Ketidakpuasan terhadap proses pembentukan Omnibus Law telah memicu protes dan demonstrasi di berbagai belahan negeri. Para pengunjuk rasa menuntut agar pemerintah menghormati asas pembentukan perundang-undangan yang demokratis dan memastikan partisipasi yang lebih luas dalam proses pembuatan kebijakan. Â
Beberapa kelompok advokasi dan mahasiswa telah melakukan demonstrasi dan aksi protes menentang Omnibus Law, menyerukan agar pemerintah menghentikan proses pengesahannya dan kembali kepada proses yang lebih terbuka dan partisipatif. Namun, pemerintah bersikeras bahwa Omnibus Law diperlukan untuk mendorong pertumbuhan ekonomi dan memperbaiki iklim investasi di Indonesia.
Mencari Jalan Keluar: Membangun Omnibus Law yang lebih baik
Untuk mengatasi ketegangan ini, pemerintah perlu lebih terbuka terhadap masukan dari berbagai pihak, memastikan bahwa proses pembentukan kebijakan dilakukan secara inklusif, dan memperhatikan kritik-kritik yang konstruktif demi memperbaiki Omnibus Law guna mencapai tujuan yang diinginkan tanpa mengorbankan prinsip-prinsip dasar demokrasi dan keadilan.
Dalam situasi di mana pandangan dan kepentingan beragam bertabrakan, penting bagi pemerintah untuk mendengarkan aspirasi masyarakat dan memastikan bahwa setiap perubahan hukum yang diadopsi memenuhi standar demokrasi, keterbukaan, dan keadilan.

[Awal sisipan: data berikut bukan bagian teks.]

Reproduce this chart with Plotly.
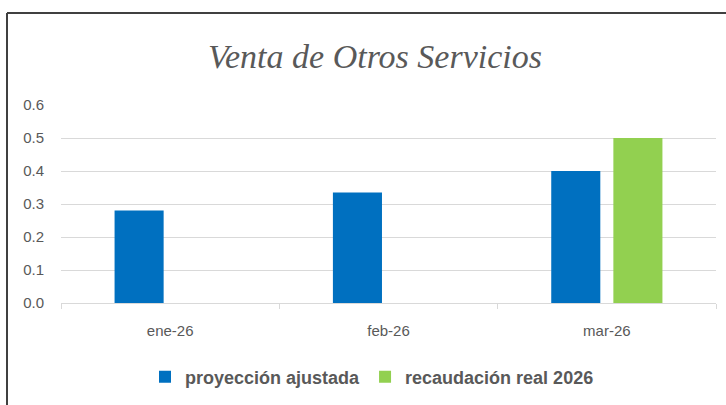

Upaya dialog dan kompromi mungkin diperlukan untuk meredakan ketegangan dan mencapai kesepakatan yang menguntungkan bagi semua pihak yang terlibat.
Masyarakat harus diberi kesempatan yang cukup untuk memberikan masukan dan tanggapan selama proses pembentukan Omnibus Law. Ini dapat dilakukan melalui forum diskusi publik, konsultasi dengan organisasi masyarakat sipil, dan platform daring untuk menjaring aspirasi publik secara luas.
Revisi yang dilakukan melalui Omnibus Law sebaiknya dibatasi pada tema yang relevan dan saling terkait. Alih-alih merevisi puluhan Undang-Undang sekaligus, sebaiknya fokus pada rumpun permasalahan yang spesifik. Hal ini akan memudahkan identifikasi isu, perumusan revisi yang terarah, dan meminimalisir potensi tumpang tindih antar-peraturan.